Eylül ve ekimde faiz ödemeleri yüksek
Öte yandan Hazine’nin eylül ve ekimde yüklü itfaları bulunuyor. Eylül ve ekim aylarında sırasıyla 256.2 milyar TL ve 263.7 milyar TL tutarında iç borç itfasıyla Hazine yoğun bir borçlanma takvimiyle karşı karşıya kalacak. Hazine, eylülde 333 milyar TL ve ekimde 350.7 milyar TL borçlanmayı planlıyor ve itfalara ek olarak borçlanmayı yaklaşık 76.8 milyar TL ve 87.0 milyar TL artırıyor. Uzmanların verdiği bilgiye göre itfa yapısı, faiz maliyetlerinin mali yükünü vurgulamaya devam ediyor. Eylül ayında toplam 256.2 milyar TL'lik itfanın 201.9 milyar TL'si faizden oluşurken, ekim ayında 263.7 milyar TL'lik ödemenin 137.3 milyar TL'sini faiz oluşturuyor. Uzmanlara göre bu borç servis profili, Hazine'nin vadesi gelen hacmin üzerinde sürekli ihraç yapmasının nedenini açıkça ortaya koyuyor.

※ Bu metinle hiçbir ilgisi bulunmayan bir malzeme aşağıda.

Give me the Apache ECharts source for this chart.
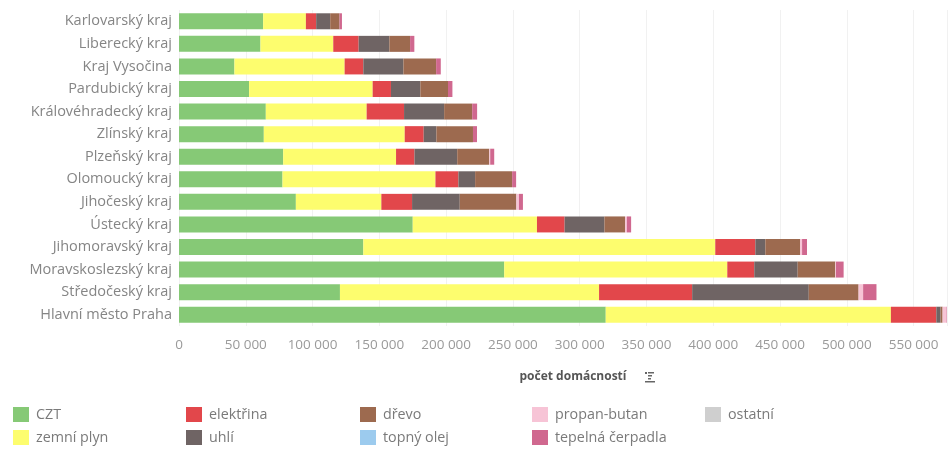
<!DOCTYPE html>
<html>
<head>
<meta charset="utf-8">
<script src="https://cdn.jsdelivr.net/npm/echarts@6/dist/echarts.min.js"></script>
<style>
html,body{margin:0;padding:0;background:#fff;}
#chart{width:949px;height:450px;}
</style>
</head>
<body>
<div id="chart"></div>
<script>
var categories = ['Karlovarský kraj','Liberecký kraj','Kraj Vysočina','Pardubický kraj','Královéhradecký kraj','Zlínský kraj','Plzeňský kraj','Olomoucký kraj','Jihočeský kraj','Ústecký kraj','Jihomoravský kraj','Moravskoslezský kraj','Středočeský kraj','Hlavní město Praha'];
var czt        = [63000, 61000, 41500, 52500, 65000, 63500, 78000, 77500, 87500, 175000, 138000, 243500, 120500, 319500];
var zemniPlyn  = [32000, 54500, 82500, 92500, 75500, 105500, 84500, 114500, 64000, 93000, 263500, 167000, 194000, 213500];
var elektrina  = [7700, 19000, 14000, 13700, 28000, 14200, 13800, 17200, 23000, 20700, 30000, 20200, 69700, 34000];
var uhli       = [10500, 23000, 30000, 22000, 30000, 9500, 32000, 12500, 35700, 29800, 7500, 32500, 87300, 3200];
var drevo      = [7000, 15500, 24500, 20700, 21000, 27400, 24000, 27700, 42400, 15500, 26000, 28200, 37300, 1500];
var topnyOlej  = [0, 0, 0, 0, 0, 0, 0, 0, 0, 0, 0, 0, 0, 0];
var propanButan= [0, 0, 0, 0, 0, 0, 700, 0, 1900, 1300, 1500, 500, 3400, 3000];
var tepelnaCerpadla = [1800, 3200, 3500, 3300, 3700, 3000, 3000, 3000, 3000, 3200, 3700, 5700, 10000, 6000];
var ostatni    = [0, 0, 0, 0, 0, 0, 0, 0, 0, 0, 0, 0, 0, 0];
var xTicks = [0, 50000, 100000, 150000, 200000, 250000, 300000, 350000, 400000, 450000, 500000, 550000];

var seriesDefs = [
  ['CZT', czt, '#86c976'],
  ['zemní plyn', zemniPlyn, '#fdfd6e'],
  ['elektřina', elektrina, '#e2474b'],
  ['uhlí', uhli, '#6f6464'],
  ['dřevo', drevo, '#9d6a4f'],
  ['topný olej', topnyOlej, '#9ccbee'],
  ['propan-butan', propanButan, '#f7c4d6'],
  ['tepelná čerpadla', tepelnaCerpadla, '#d0688f'],
  ['ostatní', ostatni, '#cfcfcf']
];

function fmt(v){
  if (xTicks.indexOf(v) < 0) return '';
  return String(v).replace(/\B(?=(\d{3})+(?!\d))/g, ' ');
}

var font = '"Open Sans", sans-serif';
var legendBase = {
  orient: 'vertical', top: 407, padding: 0, itemWidth: 16, itemHeight: 15, itemGap: 8,
  icon: 'rect', textStyle: {color: '#7a7a7a', fontSize: 14.3, fontFamily: font, padding: [0,0,0,2]}
};
function lg(left, data){ return Object.assign({}, legendBase, {left: left, data: data}); }

var chart = echarts.init(document.getElementById('chart'), null, {renderer: 'canvas'});
chart.setOption({
  animation: false,
  backgroundColor: '#fff',
  textStyle: {fontFamily: font},
  grid: {left: 179, right: 2, top: 10, height: 316},
  legend: [
    lg(13, ['CZT','zemní plyn']),
    lg(186, ['elektřina','uhlí']),
    lg(360, ['dřevo','topný olej']),
    lg(532, ['propan-butan','tepelná čerpadla']),
    lg(705, ['ostatní'])
  ],
  xAxis: {
    type: 'value', min: 0, max: 575000, interval: 50000,
    axisLine: {show: false}, axisTick: {show: false},
    splitLine: {show: true, lineStyle: {color: '#f1f1f1', width: 1}},
    axisLabel: {color: '#9a9a9a', fontSize: 13.5, fontFamily: font, margin: 12, formatter: fmt, showMaxLabel: false},
    name: 'počet domácností',
    nameLocation: 'middle', nameGap: 45,
    nameTextStyle: {color: '#555', fontSize: 12, fontWeight: 'bold', fontFamily: font, padding: [0,0,0,20]}
  },
  yAxis: {
    type: 'category', data: categories, inverse: true,
    axisLine: {show: false}, axisTick: {show: false},
    axisLabel: {color: '#858585', fontSize: 14.5, fontFamily: font, margin: 7}
  },
  graphic: [{
    type: 'group', left: 645, top: 372,
    children: [
      {type: 'rect', shape: {x: 0, y: 0, width: 2, height: 2}, style: {fill: '#666'}},
      {type: 'rect', shape: {x: 3, y: 0, width: 6, height: 1.5}, style: {fill: '#666'}},
      {type: 'rect', shape: {x: 3, y: 3, width: 4, height: 1.5}, style: {fill: '#666'}},
      {type: 'rect', shape: {x: 3, y: 6, width: 3, height: 1.5}, style: {fill: '#666'}},
      {type: 'rect', shape: {x: 0, y: 9, width: 10, height: 1.5}, style: {fill: '#666'}}
    ]
  }],
  series: seriesDefs.map(function(d){
    return {
      name: d[0], type: 'bar', stack: 'total', data: d[1], barWidth: 16,
      itemStyle: {color: d[2]}, clip: true,
      emphasis: {disabled: true}
    };
  })
});
</script>
</body>
</html>
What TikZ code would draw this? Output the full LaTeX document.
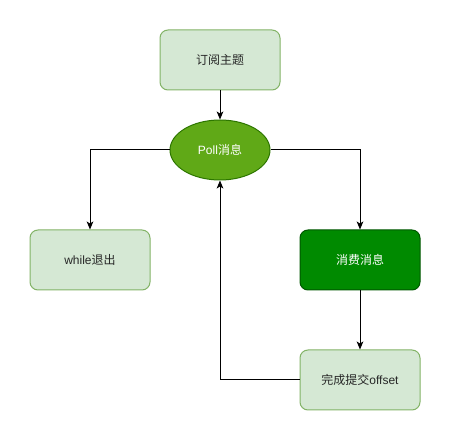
\documentclass[tikz,border=0pt]{standalone}
\usepackage{fontspec}
\setmainfont{Liberation Sans}
\newfontfamily\cjk{Noto Sans CJK SC}
\usetikzlibrary{arrows.meta,shapes.geometric}
\definecolor{lightfill}{HTML}{D5E8D4}
\definecolor{lightline}{HTML}{82B366}
\definecolor{pollfill}{HTML}{60A917}
\definecolor{pollline}{HTML}{2D7600}
\definecolor{darkfill}{HTML}{008A00}
\definecolor{darkline}{HTML}{005700}
\begin{document}
\begin{tikzpicture}[x=0.75pt,y=-0.75pt,
  lightbox/.style={draw=lightline,fill=lightfill,rounded corners=6pt,minimum width=90pt,minimum height=45pt,inner sep=0pt,font=\fontsize{9}{11}\selectfont,text=black!85,line width=0.75pt},
  darkbox/.style={draw=darkline,fill=darkfill,rounded corners=6pt,minimum width=90pt,minimum height=45pt,inner sep=0pt,font=\fontsize{9}{11}\selectfont,text=white,line width=0.75pt},
  pollnode/.style={ellipse,draw=pollline,fill=pollfill,minimum width=75pt,minimum height=45pt,inner sep=0pt,font=\fontsize{9}{11}\selectfont,text=white,line width=0.75pt},
  conn/.style={draw=black,line width=0.75pt,-{Stealth[length=6pt,width=5pt,inset=1.5pt]}}]
\useasboundingbox (0,0) rectangle (451,441);
\node[lightbox] (sub) at (220,60) {{\cjk 订阅主题}};
\node[pollnode] (poll) at (220,150) {Poll{\cjk 消息}};
\node[lightbox] (quit) at (90,260) {while{\cjk 退出}};
\node[darkbox] (consume) at (360,260) {{\cjk 消费消息}};
\node[lightbox] (commit) at (360,380) {{\cjk 完成提交}offset};
\draw[conn] (sub) -- (poll);
\draw[conn] (poll.west) -| (quit.north);
\draw[conn] (poll.east) -| (consume.north);
\draw[conn] (consume) -- (commit);
\draw[conn] (commit.west) -| (poll.south);
\end{tikzpicture}
\end{document}
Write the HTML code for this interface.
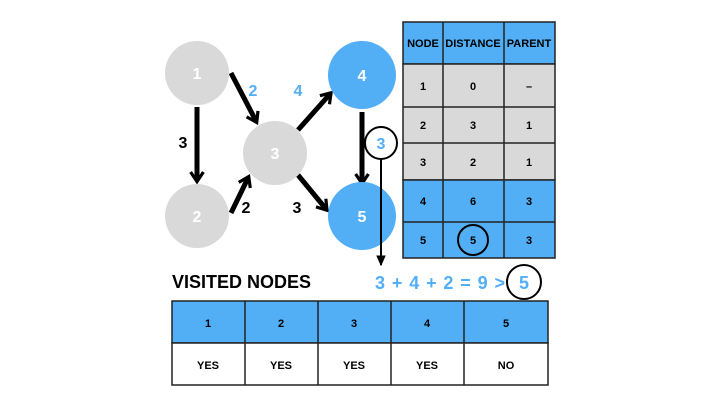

■ 2 ve 5 yıllık tahvil ihraçlarına yoğun ilgi
Hazine’nin borçlanma programına göre eylülde 2 ve 5 yıllık sabit kuponlu, 7 yıllık değişken faizli ve 4 yıllık TLREF endeksli tahvil ihaleleri yeniden açılacak ve ayrıca yeni bir 10 yıllık sabit kuponlu tahvil de piyasaya sürülecek. Ekim ayında ise, 2 ve 5 yıllık sabit kuponlu, 7 yıllık değişken faizli ve sukuk ile birlikte 4 yıllık TÜFE bağlantılı tahvilin ilk ihracıyla devam edilecek. Uzmanlara göre TÜFE bağlantılı tahvil ihracı, enflasyondan hâlâ endişe duyan yatırımcıların kullanabileceği enstrüman yelpazesini genişletirken, Hazine'nin fonlama tabanını da genişletiyor. Bu ihraç planlarının gevşemeye başlayan para politikasıyla uyumlu olduğunu söyleyen uzman tahvillere talebin artmasını da beklediğini kaydetti. Uzman 2 yıllık ve 5 yıllık sabit kuponlu tahvillerin büyük talep göreceğini vurguladı.